Kurzbiografie

Erich Ehrlinger

Erich Ehrlinger, Sohn von Christian Ehrlinger, Bürgermeister von Giengen an der Brenz, studierte ab November 1931 Rechtswissenschaften in Tübingen, Kiel und Berlin, danach wieder in Tübingen; dort war er Mitglied der Tübinger Königsgesellschaft Roigel. 1931 trat Ehrlinger in die NSDAP und SA ein. Während der "Machtergreifung" war er einer der führenden nationalsozialistischen Aktivisten in Tübingen und treibende radikalisierende Kraft. Im Mai 1933 legte er das Erste juristische Staatsexamen ab und war anschließend Gerichtsreferent am Amtsgericht Tübingen. Im Juni 1933 war er Abteilungsleiter des SA-Sportlagers Feldstetten. 1934 gab er seine juristische Berufslaufbahn auf und wurde hauptamtlicher SA-Funktionär. Im Juli 1934 stieg er zum Leiter der SA-Sportschule "Burg Rieneck" bei Würzburg auf. 1935 wechselte er zum Sicherheitsdienst (SD) und zur SS und übernahm die Führung des SD Nürnberg und Fürth. Ab September 1935 erfolgte sein Einsatz im Berliner SD-Hauptamt mit Hilfe des dortigen Presseleiter Franz Six (1909-1975). 1938 wurde Ehrlinger Einsatzkommandoführer in Österreich, 1939 in Prag und Polen, 1941 in der Sowjetunion sowie Leiter des SD beim Kommandeur der Sicherheitspolizei und des SD (KdS) in Warschau. 1940 hielt Ehrlinger sich im Auftrag Heinrich Himmlers in Norwegen auf, um eine norwegische Waffen-SS aufzubauen. Ab Dezember 1941 war er Befehlshaber der Sicherheitspolizei und des SD in Minsk.
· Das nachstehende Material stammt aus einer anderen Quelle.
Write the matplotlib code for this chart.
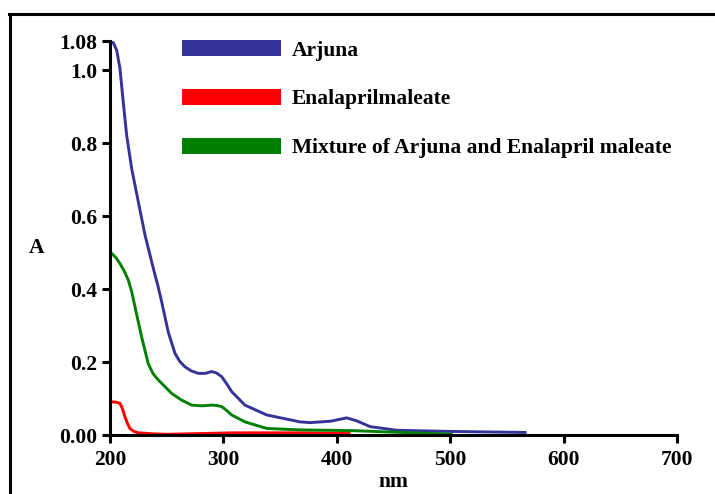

Im Frühjahr 1944 kehrte er nach Berlin zurück und übernahm die Leitung des Reichssicherheitshaumptes (RSHA). Im November 1944 wurde Ehrlinger von Heinrich Himmler zum SS-Oberführer befördert. Als Einsatzgruppenleiter in der Sowjetunion und Kommandeur der Sicherheitspolizei und des SD war Ehrlinger direkt am Massenmord an den osteuropäischen Juden beteiligt. Nach 1945 tauchte er unter. 1952 ließ er sich scheiden und heiratete ein zweites Mal; hierbei gab er seinen richtigen Namen an. 1954 wurde er Leiter der Volkswagenvertretung in Karlsruhe. 1958 erfolgte seine Festnahme und 1961 sein Prozess, der 12 Jahre Zuchthaus wegen der Beihilfe zum Mord in 1045 Fällen und eines versuchten Mordes vorsah; wegen dauernder Verhandlungsunfähigkeit wurde das Verfahren eingestellt und Ehrlinger 1965 entlassen.

  1. Ingrao, Christian, Hitlers Elite. Die Wegbereiter des nationalsozialistischen Massenmords, übersetzt von Heinemann, Enrico / Schäfer, Ursel Schäfer, Bonn 2012.

  2. Junginger, Horst, "Tübinger Exekutoren der Endlösung. Effiziente Massenmörder an vorderster Front der SS-Einsatzgruppen und des Sicherheitsdienstes" <homepages.uni-tuebingen.de/gerd.simon/exekutoren.pdf> (letzter Zugriff 28.04.2020).

  3. Stadlbauer, Peter, "Vater und Sohn Ehrlinger. Politik, Weltanschauung und strafrechtliche Verfolgung zweier NS-Belasteter aus Ostwürttemberg: Christian und Erich Ehrlinger", in: Proske, Wolfgang (Hg.), Täter – Helfer – Trittbrettfahrer. NS-Belastete von der Ostalb Band 1, Gerstetten 2016, S. 87-123.

  4. Wildt, Michael, "Erich Ehrlinger: Ein Vertreter 'kämpfender Verwaltung'", in: Klaus-Mallmann, Michael, / Paul, Gerhard (Hg.), Karrieren der Gewalt. Nationalsozialistische Täterbiographien, Darmstadt 2004, S.76-85.

  5. Wildt, Michael, "Von der Universität ins Reichssicherheitshauptamt. Tübinger Exekutoren der 'Endlösung'", in: Wiesing, Urban / Brintzinger, Klaus Rainer / Grün, Bernd / Junginger, Horst / Michl, Susanne (Hg.), Die Universität Tübingen im Nationalsozialismus, Stuttgart 2010, S. 791-807.

  6. Wildt, Michael, Generation des Unbedingten. Das Führungskorps des Reichssicherheitshauptamtes, Hamburg 2003.